■ Given task: Reproduce the data exactly and drop any pictures it holds.

◆ ◆ ◆ ◆

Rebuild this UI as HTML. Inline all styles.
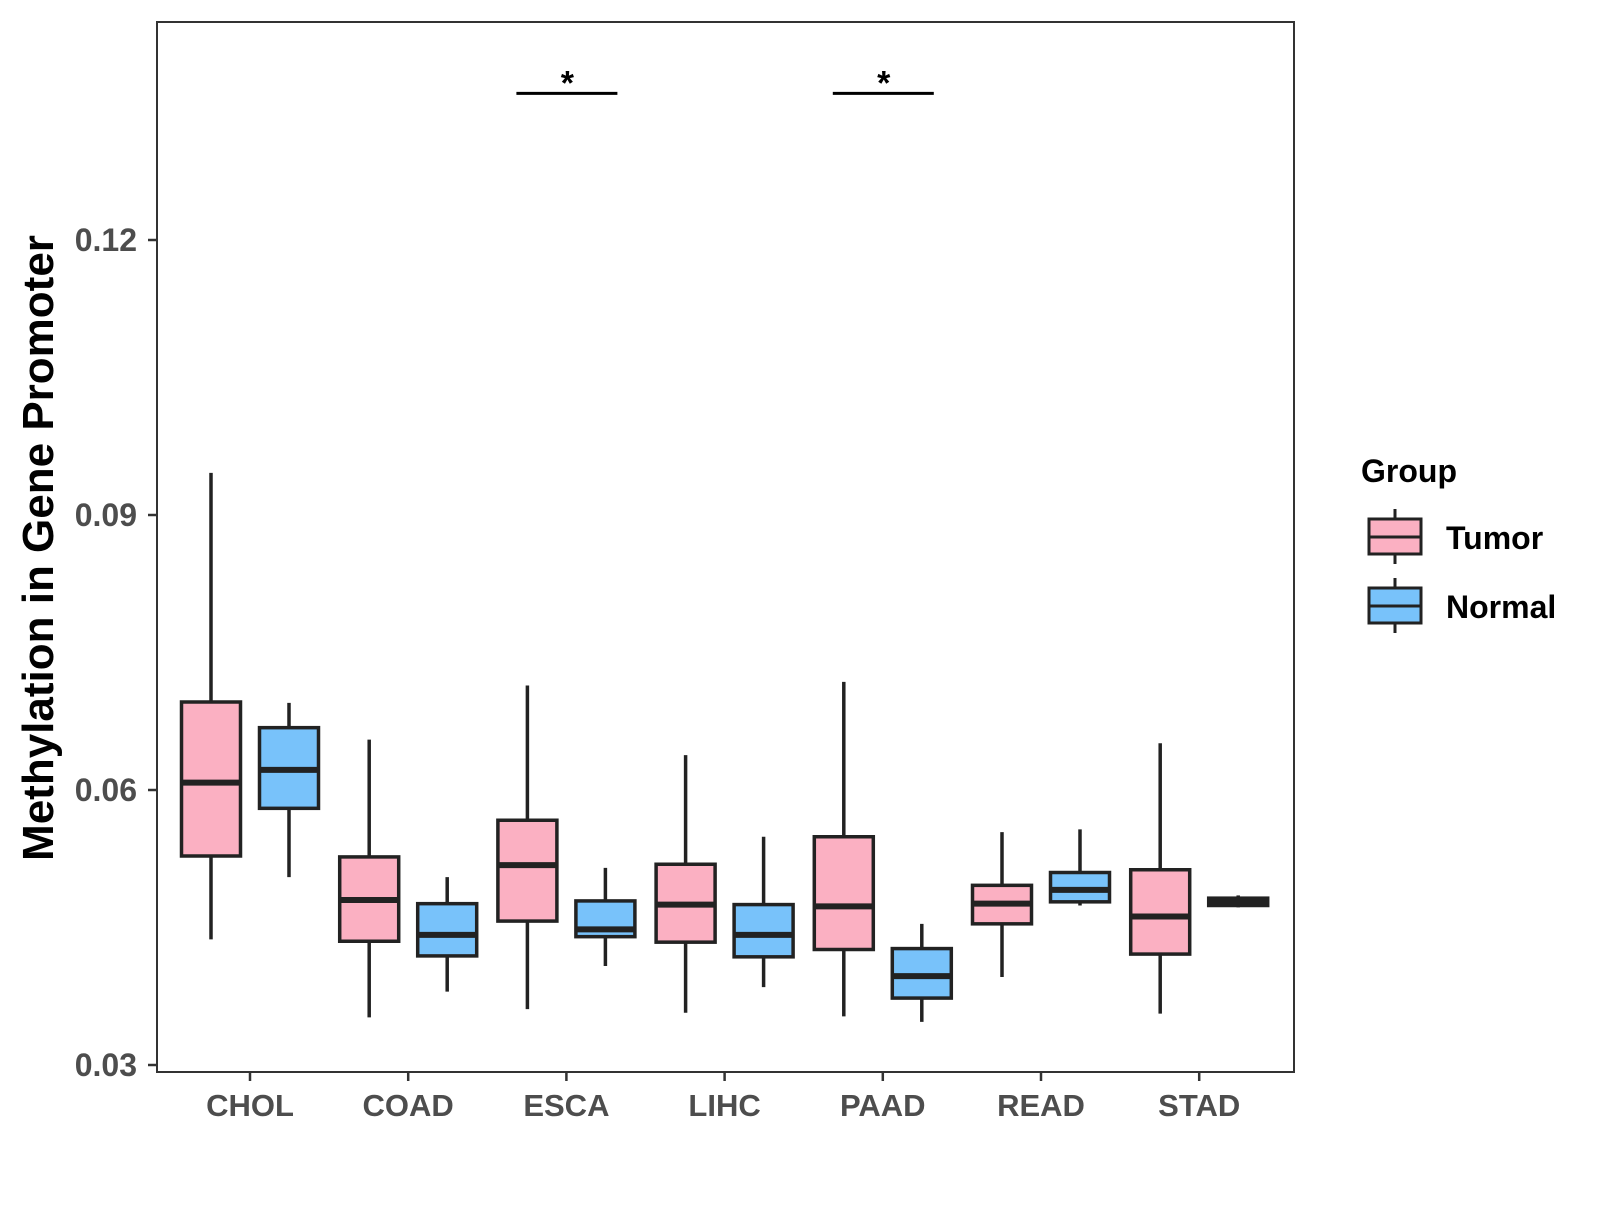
<!DOCTYPE html>
<html><head><meta charset="utf-8"><style>
html,body{margin:0;padding:0;background:#fff;}
svg text{font-family:"Liberation Sans",Arial,sans-serif;font-weight:bold;}
</style></head><body>
<svg id="chart" width="1600" height="1200" viewBox="0 0 1600 1200" xmlns="http://www.w3.org/2000/svg">
<rect x="157" y="22" width="1137" height="1050" fill="#fff" stroke="#333" stroke-width="2"/>
<g id="axes"></g><g id="boxes"></g><g id="sig"></g>
<text transform="translate(53,548) rotate(-90)" text-anchor="middle" font-size="44" fill="#000">Methylation in Gene Promoter</text>
<g>
<text x="1361" y="482" font-size="32" fill="#000">Group</text>
<g>
<line x1="1395" y1="509" x2="1395" y2="564" stroke="#222" stroke-width="3"/>
<rect x="1369" y="519" width="52" height="35" fill="#FBB0C2" stroke="#222" stroke-width="3"/>
<line x1="1369" y1="537" x2="1421" y2="537" stroke="#222" stroke-width="3"/>
<text x="1446" y="549" font-size="32" fill="#000">Tumor</text></g>
<g>
<line x1="1395" y1="578" x2="1395" y2="633" stroke="#222" stroke-width="3"/>
<rect x="1369" y="588" width="52" height="35" fill="#78C2FA" stroke="#222" stroke-width="3"/>
<line x1="1369" y1="606" x2="1421" y2="606" stroke="#222" stroke-width="3"/>
<text x="1446" y="618" font-size="32" fill="#000">Normal</text></g>
</g>
</svg>
<script>
const categories=["CHOL","COAD","ESCA","LIHC","PAAD","READ","STAD"];
const yTicks=[0.03,0.06,0.09,0.12];
const yTickLabels=["0.03","0.06","0.09","0.12"];
// [low, q1, median, q3, high]
const tumorStats=[[0.0437,0.0528,0.0608,0.0696,0.0946],[0.0352,0.0435,0.0480,0.0527,0.0655],[0.0361,0.0457,0.0518,0.0567,0.0714],[0.0357,0.0434,0.0475,0.0519,0.0638],[0.0353,0.0426,0.0473,0.0549,0.0718],[0.0396,0.0454,0.0476,0.0496,0.0554],[0.0356,0.0421,0.0462,0.0513,0.0651]];
const normalStats=[[0.0505,0.0580,0.0622,0.0668,0.0695],[0.0380,0.0419,0.0442,0.0476,0.0505],[0.0408,0.0440,0.0448,0.0479,0.0515],[0.0385,0.0418,0.0442,0.0475,0.0549],[0.0347,0.0373,0.0397,0.0427,0.0454],[0.0474,0.0478,0.0491,0.0510,0.0557],[0.0472,0.0474,0.0478,0.0482,0.0485]];
const sigCategories=["ESCA","PAAD"];
const sigLabels=["*","*"];
const sigLevel=0.1360;
const NS="http://www.w3.org/2000/svg";
function yS(v){return 1065-(v-0.03)/0.03*275;}
function xS(i){return 250+i*158.2;}
function mk(t,a,p){const e=document.createElementNS(NS,t);for(const k in a)e.setAttribute(k,a[k]);p.appendChild(e);return e;}
const ax=document.getElementById('axes');
yTicks.forEach((v,i)=>{
 const l=mk('line',{x1:148,x2:157,y1:yS(v),y2:yS(v),stroke:'#333','stroke-width':2.5},ax);
 
 
 const t=mk('text',{x:137,y:yS(v)+11,'text-anchor':'end','font-size':32,fill:'#4d4d4d'},ax);
 t.textContent=yTickLabels[i];
 
 
});
categories.forEach((c,i)=>{
 const l=mk('line',{x1:xS(i),x2:xS(i),y1:1072,y2:1081,stroke:'#333','stroke-width':2.5},ax);
 
 
 const t=mk('text',{x:xS(i),y:1116,'text-anchor':'middle','font-size':31,fill:'#4d4d4d'},ax);
 t.textContent=c;
 
 
});
const bx=document.getElementById('boxes');
function box(s,cx,fill,name){
 const g=mk('g',{},bx);
 
 
 mk('line',{x1:cx,x2:cx,y1:yS(s[0]),y2:yS(s[4]),stroke:'#222','stroke-width':3.5},g);
 const w=59;
 mk('rect',{x:cx-w/2,y:yS(s[3]),width:w,height:Math.max(yS(s[1])-yS(s[3]),1),fill:fill,stroke:'#222','stroke-width':3.5},g);
 mk('line',{x1:cx-w/2,x2:cx+w/2,y1:yS(s[2]),y2:yS(s[2]),stroke:'#222','stroke-width':6},g);
}
categories.forEach((c,i)=>{
 box(tumorStats[i],xS(i)-39,'#FBB0C2','box-tumor-'+c.toLowerCase());
 box(normalStats[i],xS(i)+39,'#78C2FA','box-normal-'+c.toLowerCase());
});
const sg=document.getElementById('sig');
sigCategories.forEach((c,k)=>{
 const i=categories.indexOf(c);
 const l=mk('line',{x1:xS(i)-50,x2:xS(i)+51,y1:yS(sigLevel),y2:yS(sigLevel),stroke:'#000','stroke-width':3},sg);
 
 
 const t=mk('text',{x:xS(i)+1,y:yS(sigLevel)+1,'text-anchor':'middle','font-size':34,fill:'#000'},sg);
 t.textContent=sigLabels[k];
 
 
});
</script>
</body></html>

◆ ◆ ◆ ◆

■ Response below:
Rebuild this UI as HTML. Inline all styles.
<!DOCTYPE html>
<html><head><meta charset="utf-8"><style>
html,body{margin:0;padding:0;background:#fff;}
svg text{font-family:"Liberation Sans",Arial,sans-serif;font-weight:bold;}
</style></head><body>
<svg id="chart" width="1600" height="1200" viewBox="0 0 1600 1200" xmlns="http://www.w3.org/2000/svg">
<rect x="157" y="22" width="1137" height="1050" fill="#fff" stroke="#333" stroke-width="2"/>
<g id="axes"></g><g id="boxes"></g><g id="sig"></g>
<text transform="translate(53,548) rotate(-90)" text-anchor="middle" font-size="44" fill="#000">Methylation in Gene Promoter</text>
<g>
<text x="1361" y="482" font-size="32" fill="#000">Group</text>
<g>
<line x1="1395" y1="509" x2="1395" y2="564" stroke="#222" stroke-width="3"/>
<rect x="1369" y="519" width="52" height="35" fill="#FBB0C2" stroke="#222" stroke-width="3"/>
<line x1="1369" y1="537" x2="1421" y2="537" stroke="#222" stroke-width="3"/>
<text x="1446" y="549" font-size="32" fill="#000">Tumor</text></g>
<g>
<line x1="1395" y1="578" x2="1395" y2="633" stroke="#222" stroke-width="3"/>
<rect x="1369" y="588" width="52" height="35" fill="#78C2FA" stroke="#222" stroke-width="3"/>
<line x1="1369" y1="606" x2="1421" y2="606" stroke="#222" stroke-width="3"/>
<text x="1446" y="618" font-size="32" fill="#000">Normal</text></g>
</g>
</svg>
<script>
const categories=["CHOL","COAD","ESCA","LIHC","PAAD","READ","STAD"];
const yTicks=[0.03,0.06,0.09,0.12];
const yTickLabels=["0.03","0.06","0.09","0.12"];
// [low, q1, median, q3, high]
const tumorStats=[[0.0437,0.0528,0.0608,0.0696,0.0946],[0.0352,0.0435,0.0480,0.0527,0.0655],[0.0361,0.0457,0.0518,0.0567,0.0714],[0.0357,0.0434,0.0475,0.0519,0.0638],[0.0353,0.0426,0.0473,0.0549,0.0718],[0.0396,0.0454,0.0476,0.0496,0.0554],[0.0356,0.0421,0.0462,0.0513,0.0651]];
const normalStats=[[0.0505,0.0580,0.0622,0.0668,0.0695],[0.0380,0.0419,0.0442,0.0476,0.0505],[0.0408,0.0440,0.0448,0.0479,0.0515],[0.0385,0.0418,0.0442,0.0475,0.0549],[0.0347,0.0373,0.0397,0.0427,0.0454],[0.0474,0.0478,0.0491,0.0510,0.0557],[0.0472,0.0474,0.0478,0.0482,0.0485]];
const sigCategories=["ESCA","PAAD"];
const sigLabels=["*","*"];
const sigLevel=0.1360;
const NS="http://www.w3.org/2000/svg";
function yS(v){return 1065-(v-0.03)/0.03*275;}
function xS(i){return 250+i*158.2;}
function mk(t,a,p){const e=document.createElementNS(NS,t);for(const k in a)e.setAttribute(k,a[k]);p.appendChild(e);return e;}
const ax=document.getElementById('axes');
yTicks.forEach((v,i)=>{
 const l=mk('line',{x1:148,x2:157,y1:yS(v),y2:yS(v),stroke:'#333','stroke-width':2.5},ax);
 
 
 const t=mk('text',{x:137,y:yS(v)+11,'text-anchor':'end','font-size':32,fill:'#4d4d4d'},ax);
 t.textContent=yTickLabels[i];
 
 
});
categories.forEach((c,i)=>{
 const l=mk('line',{x1:xS(i),x2:xS(i),y1:1072,y2:1081,stroke:'#333','stroke-width':2.5},ax);
 
 
 const t=mk('text',{x:xS(i),y:1116,'text-anchor':'middle','font-size':31,fill:'#4d4d4d'},ax);
 t.textContent=c;
 
 
});
const bx=document.getElementById('boxes');
function box(s,cx,fill,name){
 const g=mk('g',{},bx);
 
 
 mk('line',{x1:cx,x2:cx,y1:yS(s[0]),y2:yS(s[4]),stroke:'#222','stroke-width':3.5},g);
 const w=59;
 mk('rect',{x:cx-w/2,y:yS(s[3]),width:w,height:Math.max(yS(s[1])-yS(s[3]),1),fill:fill,stroke:'#222','stroke-width':3.5},g);
 mk('line',{x1:cx-w/2,x2:cx+w/2,y1:yS(s[2]),y2:yS(s[2]),stroke:'#222','stroke-width':6},g);
}
categories.forEach((c,i)=>{
 box(tumorStats[i],xS(i)-39,'#FBB0C2','box-tumor-'+c.toLowerCase());
 box(normalStats[i],xS(i)+39,'#78C2FA','box-normal-'+c.toLowerCase());
});
const sg=document.getElementById('sig');
sigCategories.forEach((c,k)=>{
 const i=categories.indexOf(c);
 const l=mk('line',{x1:xS(i)-50,x2:xS(i)+51,y1:yS(sigLevel),y2:yS(sigLevel),stroke:'#000','stroke-width':3},sg);
 
 
 const t=mk('text',{x:xS(i)+1,y:yS(sigLevel)+1,'text-anchor':'middle','font-size':34,fill:'#000'},sg);
 t.textContent=sigLabels[k];
 
 
});
</script>
</body></html>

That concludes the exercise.